:: DATA SECTION ::
──────────────────────────────
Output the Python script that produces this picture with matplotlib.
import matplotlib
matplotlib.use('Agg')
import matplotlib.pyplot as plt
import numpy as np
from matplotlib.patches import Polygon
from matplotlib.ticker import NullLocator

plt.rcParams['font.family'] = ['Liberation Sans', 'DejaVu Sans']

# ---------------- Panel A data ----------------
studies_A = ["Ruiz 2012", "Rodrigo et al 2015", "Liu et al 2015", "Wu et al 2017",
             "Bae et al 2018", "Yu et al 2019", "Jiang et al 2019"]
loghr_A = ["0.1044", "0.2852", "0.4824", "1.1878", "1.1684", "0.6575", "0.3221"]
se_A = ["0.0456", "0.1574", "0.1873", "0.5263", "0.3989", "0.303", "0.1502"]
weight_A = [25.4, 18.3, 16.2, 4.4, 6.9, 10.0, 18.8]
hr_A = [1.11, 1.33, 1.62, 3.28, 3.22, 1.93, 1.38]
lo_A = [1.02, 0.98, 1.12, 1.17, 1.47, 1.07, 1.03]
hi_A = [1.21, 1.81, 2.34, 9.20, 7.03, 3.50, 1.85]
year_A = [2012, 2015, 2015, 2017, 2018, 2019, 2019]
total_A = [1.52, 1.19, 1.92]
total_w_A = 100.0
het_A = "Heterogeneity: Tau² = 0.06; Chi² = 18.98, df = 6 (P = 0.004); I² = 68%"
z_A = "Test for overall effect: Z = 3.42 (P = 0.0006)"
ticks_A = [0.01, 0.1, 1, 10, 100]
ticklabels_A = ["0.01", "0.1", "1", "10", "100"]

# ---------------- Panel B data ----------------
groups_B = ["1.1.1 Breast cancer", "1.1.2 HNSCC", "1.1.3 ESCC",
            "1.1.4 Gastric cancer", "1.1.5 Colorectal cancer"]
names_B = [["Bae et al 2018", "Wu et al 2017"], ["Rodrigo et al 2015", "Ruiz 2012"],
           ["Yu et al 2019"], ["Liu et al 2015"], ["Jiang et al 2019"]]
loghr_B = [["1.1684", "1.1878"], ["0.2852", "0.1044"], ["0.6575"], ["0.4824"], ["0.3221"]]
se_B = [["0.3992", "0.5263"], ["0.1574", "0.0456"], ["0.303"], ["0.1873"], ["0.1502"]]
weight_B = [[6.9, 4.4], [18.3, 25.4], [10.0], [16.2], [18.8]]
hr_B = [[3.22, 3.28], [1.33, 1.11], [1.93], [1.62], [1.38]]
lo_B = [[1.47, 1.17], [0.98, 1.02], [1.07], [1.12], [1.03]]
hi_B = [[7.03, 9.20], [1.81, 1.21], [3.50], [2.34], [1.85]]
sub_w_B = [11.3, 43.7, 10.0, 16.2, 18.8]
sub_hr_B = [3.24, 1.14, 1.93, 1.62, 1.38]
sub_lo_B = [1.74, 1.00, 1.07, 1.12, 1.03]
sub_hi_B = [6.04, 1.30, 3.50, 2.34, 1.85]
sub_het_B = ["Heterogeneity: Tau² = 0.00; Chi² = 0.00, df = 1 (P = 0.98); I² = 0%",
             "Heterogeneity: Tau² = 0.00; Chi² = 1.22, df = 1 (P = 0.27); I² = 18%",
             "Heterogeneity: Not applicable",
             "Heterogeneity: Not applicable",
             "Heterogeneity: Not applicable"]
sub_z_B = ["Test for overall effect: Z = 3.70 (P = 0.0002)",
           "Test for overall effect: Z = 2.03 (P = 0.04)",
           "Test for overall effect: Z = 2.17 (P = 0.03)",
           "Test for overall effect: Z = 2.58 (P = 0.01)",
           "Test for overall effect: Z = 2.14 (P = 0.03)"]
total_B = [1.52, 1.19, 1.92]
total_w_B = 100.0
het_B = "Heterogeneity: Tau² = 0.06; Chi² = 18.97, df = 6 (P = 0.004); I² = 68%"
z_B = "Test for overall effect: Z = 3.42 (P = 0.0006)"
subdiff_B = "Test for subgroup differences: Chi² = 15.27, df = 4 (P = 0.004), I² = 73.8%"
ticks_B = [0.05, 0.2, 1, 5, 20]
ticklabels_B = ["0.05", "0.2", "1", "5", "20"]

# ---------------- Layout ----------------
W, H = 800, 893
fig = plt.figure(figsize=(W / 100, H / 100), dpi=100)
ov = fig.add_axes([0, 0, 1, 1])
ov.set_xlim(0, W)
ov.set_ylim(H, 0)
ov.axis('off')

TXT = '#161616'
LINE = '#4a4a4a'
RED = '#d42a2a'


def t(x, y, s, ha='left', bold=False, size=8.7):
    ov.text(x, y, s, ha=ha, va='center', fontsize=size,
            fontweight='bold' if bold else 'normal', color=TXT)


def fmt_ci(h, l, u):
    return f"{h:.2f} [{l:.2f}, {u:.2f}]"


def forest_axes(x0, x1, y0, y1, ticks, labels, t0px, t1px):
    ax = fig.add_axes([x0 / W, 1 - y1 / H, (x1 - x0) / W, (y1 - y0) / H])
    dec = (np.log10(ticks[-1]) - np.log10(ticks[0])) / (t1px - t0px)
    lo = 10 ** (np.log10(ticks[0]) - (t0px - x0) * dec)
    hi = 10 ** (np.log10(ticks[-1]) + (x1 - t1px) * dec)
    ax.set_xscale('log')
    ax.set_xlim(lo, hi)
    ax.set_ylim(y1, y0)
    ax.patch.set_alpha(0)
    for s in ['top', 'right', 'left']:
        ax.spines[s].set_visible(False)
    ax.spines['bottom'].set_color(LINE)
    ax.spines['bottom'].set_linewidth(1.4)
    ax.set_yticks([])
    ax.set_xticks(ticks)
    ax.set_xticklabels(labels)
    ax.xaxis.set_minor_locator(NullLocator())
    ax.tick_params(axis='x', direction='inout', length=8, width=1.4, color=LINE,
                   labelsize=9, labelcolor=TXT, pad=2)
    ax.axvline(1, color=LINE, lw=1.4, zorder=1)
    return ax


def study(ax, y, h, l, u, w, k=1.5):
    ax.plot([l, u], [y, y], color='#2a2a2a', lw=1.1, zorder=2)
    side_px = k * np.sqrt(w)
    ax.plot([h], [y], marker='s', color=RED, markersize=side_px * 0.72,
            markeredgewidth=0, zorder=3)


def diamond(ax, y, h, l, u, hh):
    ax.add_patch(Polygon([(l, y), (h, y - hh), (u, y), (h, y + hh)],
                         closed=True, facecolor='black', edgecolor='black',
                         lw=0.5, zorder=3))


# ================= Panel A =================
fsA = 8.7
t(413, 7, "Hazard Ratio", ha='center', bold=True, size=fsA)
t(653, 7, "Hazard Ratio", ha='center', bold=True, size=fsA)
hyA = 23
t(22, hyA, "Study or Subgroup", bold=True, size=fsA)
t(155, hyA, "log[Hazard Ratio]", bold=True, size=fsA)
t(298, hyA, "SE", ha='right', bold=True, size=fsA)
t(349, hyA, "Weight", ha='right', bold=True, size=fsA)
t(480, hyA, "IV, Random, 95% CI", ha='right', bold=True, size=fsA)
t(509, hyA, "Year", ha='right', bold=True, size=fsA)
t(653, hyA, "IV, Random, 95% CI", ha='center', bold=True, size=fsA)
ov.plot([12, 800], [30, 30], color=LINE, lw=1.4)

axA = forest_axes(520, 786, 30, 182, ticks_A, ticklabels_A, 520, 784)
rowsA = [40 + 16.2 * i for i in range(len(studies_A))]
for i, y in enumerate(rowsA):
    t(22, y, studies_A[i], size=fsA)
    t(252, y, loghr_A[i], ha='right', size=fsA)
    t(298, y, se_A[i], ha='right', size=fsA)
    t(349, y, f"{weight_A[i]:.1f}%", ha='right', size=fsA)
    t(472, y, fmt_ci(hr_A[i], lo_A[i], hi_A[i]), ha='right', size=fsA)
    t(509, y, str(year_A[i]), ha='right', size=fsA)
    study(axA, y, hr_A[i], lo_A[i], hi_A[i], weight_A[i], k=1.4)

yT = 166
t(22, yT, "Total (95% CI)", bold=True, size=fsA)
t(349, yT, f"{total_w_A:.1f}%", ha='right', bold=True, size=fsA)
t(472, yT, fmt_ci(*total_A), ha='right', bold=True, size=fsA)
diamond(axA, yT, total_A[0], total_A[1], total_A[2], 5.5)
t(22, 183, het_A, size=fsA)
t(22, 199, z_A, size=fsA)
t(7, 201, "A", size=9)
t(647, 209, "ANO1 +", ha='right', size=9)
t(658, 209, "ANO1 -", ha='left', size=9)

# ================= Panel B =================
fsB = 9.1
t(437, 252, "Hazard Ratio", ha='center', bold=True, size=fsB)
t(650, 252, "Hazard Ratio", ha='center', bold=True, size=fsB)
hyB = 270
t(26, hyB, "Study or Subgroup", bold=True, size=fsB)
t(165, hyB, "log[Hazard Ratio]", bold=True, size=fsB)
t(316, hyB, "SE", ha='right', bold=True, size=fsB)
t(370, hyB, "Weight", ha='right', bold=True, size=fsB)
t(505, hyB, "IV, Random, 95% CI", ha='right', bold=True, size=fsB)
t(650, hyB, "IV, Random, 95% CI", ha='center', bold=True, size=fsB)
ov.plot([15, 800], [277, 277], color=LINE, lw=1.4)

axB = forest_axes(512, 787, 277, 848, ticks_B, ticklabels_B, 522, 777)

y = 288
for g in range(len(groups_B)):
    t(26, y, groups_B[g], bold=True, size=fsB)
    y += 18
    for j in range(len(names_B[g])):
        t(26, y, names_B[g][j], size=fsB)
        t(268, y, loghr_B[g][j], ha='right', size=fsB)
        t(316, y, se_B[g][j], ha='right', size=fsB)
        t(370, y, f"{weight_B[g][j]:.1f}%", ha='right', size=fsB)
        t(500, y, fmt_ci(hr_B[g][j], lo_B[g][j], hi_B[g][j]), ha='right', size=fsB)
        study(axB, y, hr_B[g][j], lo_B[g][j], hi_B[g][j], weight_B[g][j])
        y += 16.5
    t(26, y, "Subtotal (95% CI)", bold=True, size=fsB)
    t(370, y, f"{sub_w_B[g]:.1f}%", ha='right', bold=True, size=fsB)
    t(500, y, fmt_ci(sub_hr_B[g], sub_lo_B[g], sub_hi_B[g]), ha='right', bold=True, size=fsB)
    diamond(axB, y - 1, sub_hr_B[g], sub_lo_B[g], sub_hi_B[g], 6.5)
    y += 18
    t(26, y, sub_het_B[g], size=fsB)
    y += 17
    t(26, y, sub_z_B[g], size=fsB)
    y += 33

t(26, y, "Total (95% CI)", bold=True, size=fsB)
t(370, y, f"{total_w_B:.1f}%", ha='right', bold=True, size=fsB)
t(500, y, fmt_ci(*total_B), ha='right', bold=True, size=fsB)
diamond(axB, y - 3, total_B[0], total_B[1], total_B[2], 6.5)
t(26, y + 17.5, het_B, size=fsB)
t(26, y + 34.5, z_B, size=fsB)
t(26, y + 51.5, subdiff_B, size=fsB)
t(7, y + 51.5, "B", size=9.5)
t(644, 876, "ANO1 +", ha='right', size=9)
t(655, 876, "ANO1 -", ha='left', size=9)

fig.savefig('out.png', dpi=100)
──────────────────────────────
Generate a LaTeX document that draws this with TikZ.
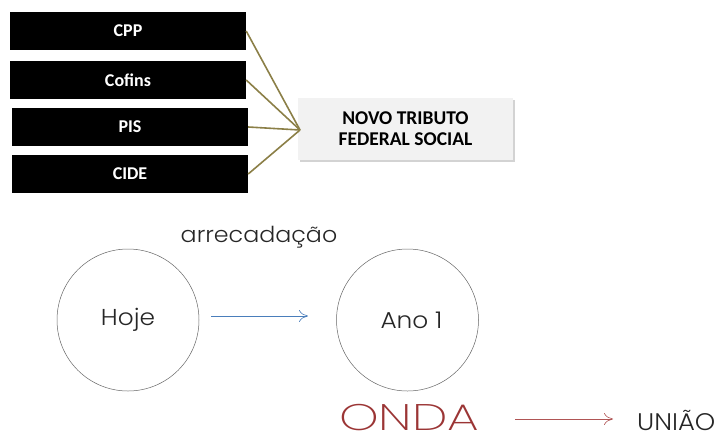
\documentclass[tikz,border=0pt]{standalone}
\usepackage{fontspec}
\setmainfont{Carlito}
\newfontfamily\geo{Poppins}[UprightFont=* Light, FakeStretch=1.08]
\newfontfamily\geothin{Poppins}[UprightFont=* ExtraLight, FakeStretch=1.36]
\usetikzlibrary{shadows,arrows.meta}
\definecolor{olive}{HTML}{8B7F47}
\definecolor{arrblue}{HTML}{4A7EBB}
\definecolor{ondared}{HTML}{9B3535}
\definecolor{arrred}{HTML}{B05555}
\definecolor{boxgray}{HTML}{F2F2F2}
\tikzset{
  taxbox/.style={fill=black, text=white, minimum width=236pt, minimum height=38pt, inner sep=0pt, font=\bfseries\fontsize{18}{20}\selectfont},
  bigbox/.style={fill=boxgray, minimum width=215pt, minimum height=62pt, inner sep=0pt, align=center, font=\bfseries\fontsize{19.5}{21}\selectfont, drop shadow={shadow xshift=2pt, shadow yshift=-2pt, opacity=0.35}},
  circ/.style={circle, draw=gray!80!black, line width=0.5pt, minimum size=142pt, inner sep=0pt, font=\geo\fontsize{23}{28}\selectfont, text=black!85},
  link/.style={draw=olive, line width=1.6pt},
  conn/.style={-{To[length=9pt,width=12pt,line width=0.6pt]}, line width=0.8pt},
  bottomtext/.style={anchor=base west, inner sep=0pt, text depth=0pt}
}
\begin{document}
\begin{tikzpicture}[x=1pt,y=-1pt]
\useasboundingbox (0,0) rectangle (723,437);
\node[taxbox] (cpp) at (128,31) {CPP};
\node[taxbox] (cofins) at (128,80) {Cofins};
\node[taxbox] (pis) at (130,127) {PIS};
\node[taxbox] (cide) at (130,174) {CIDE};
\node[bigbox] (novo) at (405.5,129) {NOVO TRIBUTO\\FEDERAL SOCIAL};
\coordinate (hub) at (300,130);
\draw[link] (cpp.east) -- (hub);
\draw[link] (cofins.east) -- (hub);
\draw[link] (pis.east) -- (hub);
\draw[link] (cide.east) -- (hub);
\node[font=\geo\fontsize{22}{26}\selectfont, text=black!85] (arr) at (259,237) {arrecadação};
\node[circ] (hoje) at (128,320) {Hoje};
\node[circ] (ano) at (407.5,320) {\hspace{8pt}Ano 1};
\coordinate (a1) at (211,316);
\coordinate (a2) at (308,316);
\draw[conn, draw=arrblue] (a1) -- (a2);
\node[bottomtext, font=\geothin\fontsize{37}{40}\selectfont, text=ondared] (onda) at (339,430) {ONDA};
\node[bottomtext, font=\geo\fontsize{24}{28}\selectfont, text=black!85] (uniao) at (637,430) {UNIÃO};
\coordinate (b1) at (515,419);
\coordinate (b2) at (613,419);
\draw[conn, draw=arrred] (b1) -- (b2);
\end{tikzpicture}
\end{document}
──────────────────────────────
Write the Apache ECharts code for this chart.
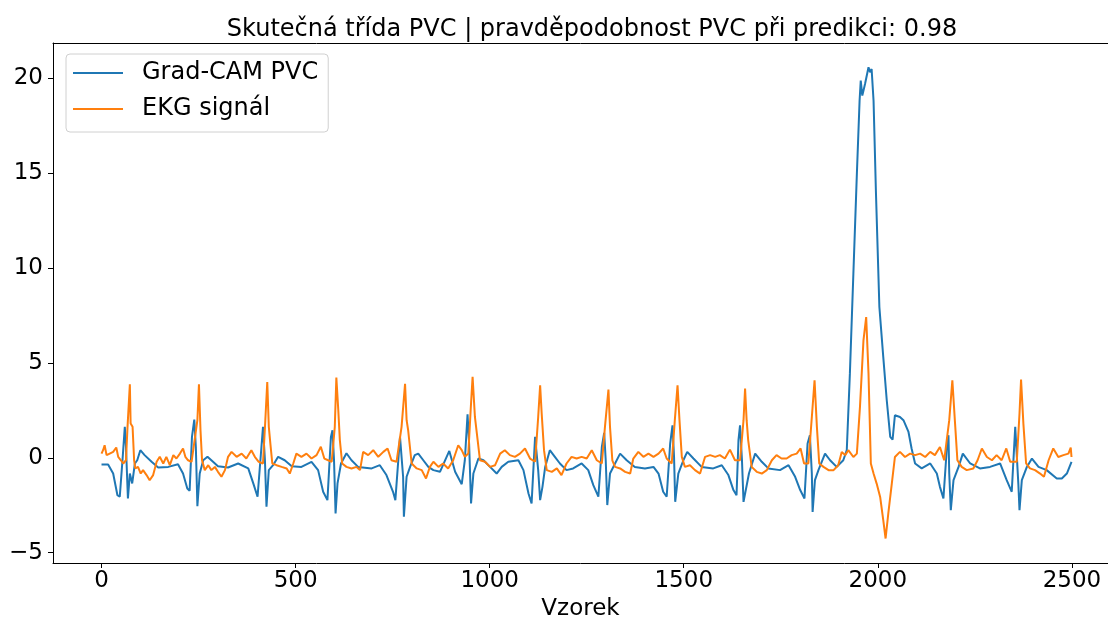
──────────────────────────────
:: PROBLEM DESCRIPTION ::
Look for lines containing the string "matplotlib" and copy them all.

:: RESPONSE TO THIS TASK ::
Output the Python script that produces this picture with matplotlib.
import matplotlib
matplotlib.use('Agg')
import matplotlib.pyplot as plt
from matplotlib.patches import Polygon
from matplotlib.ticker import NullLocator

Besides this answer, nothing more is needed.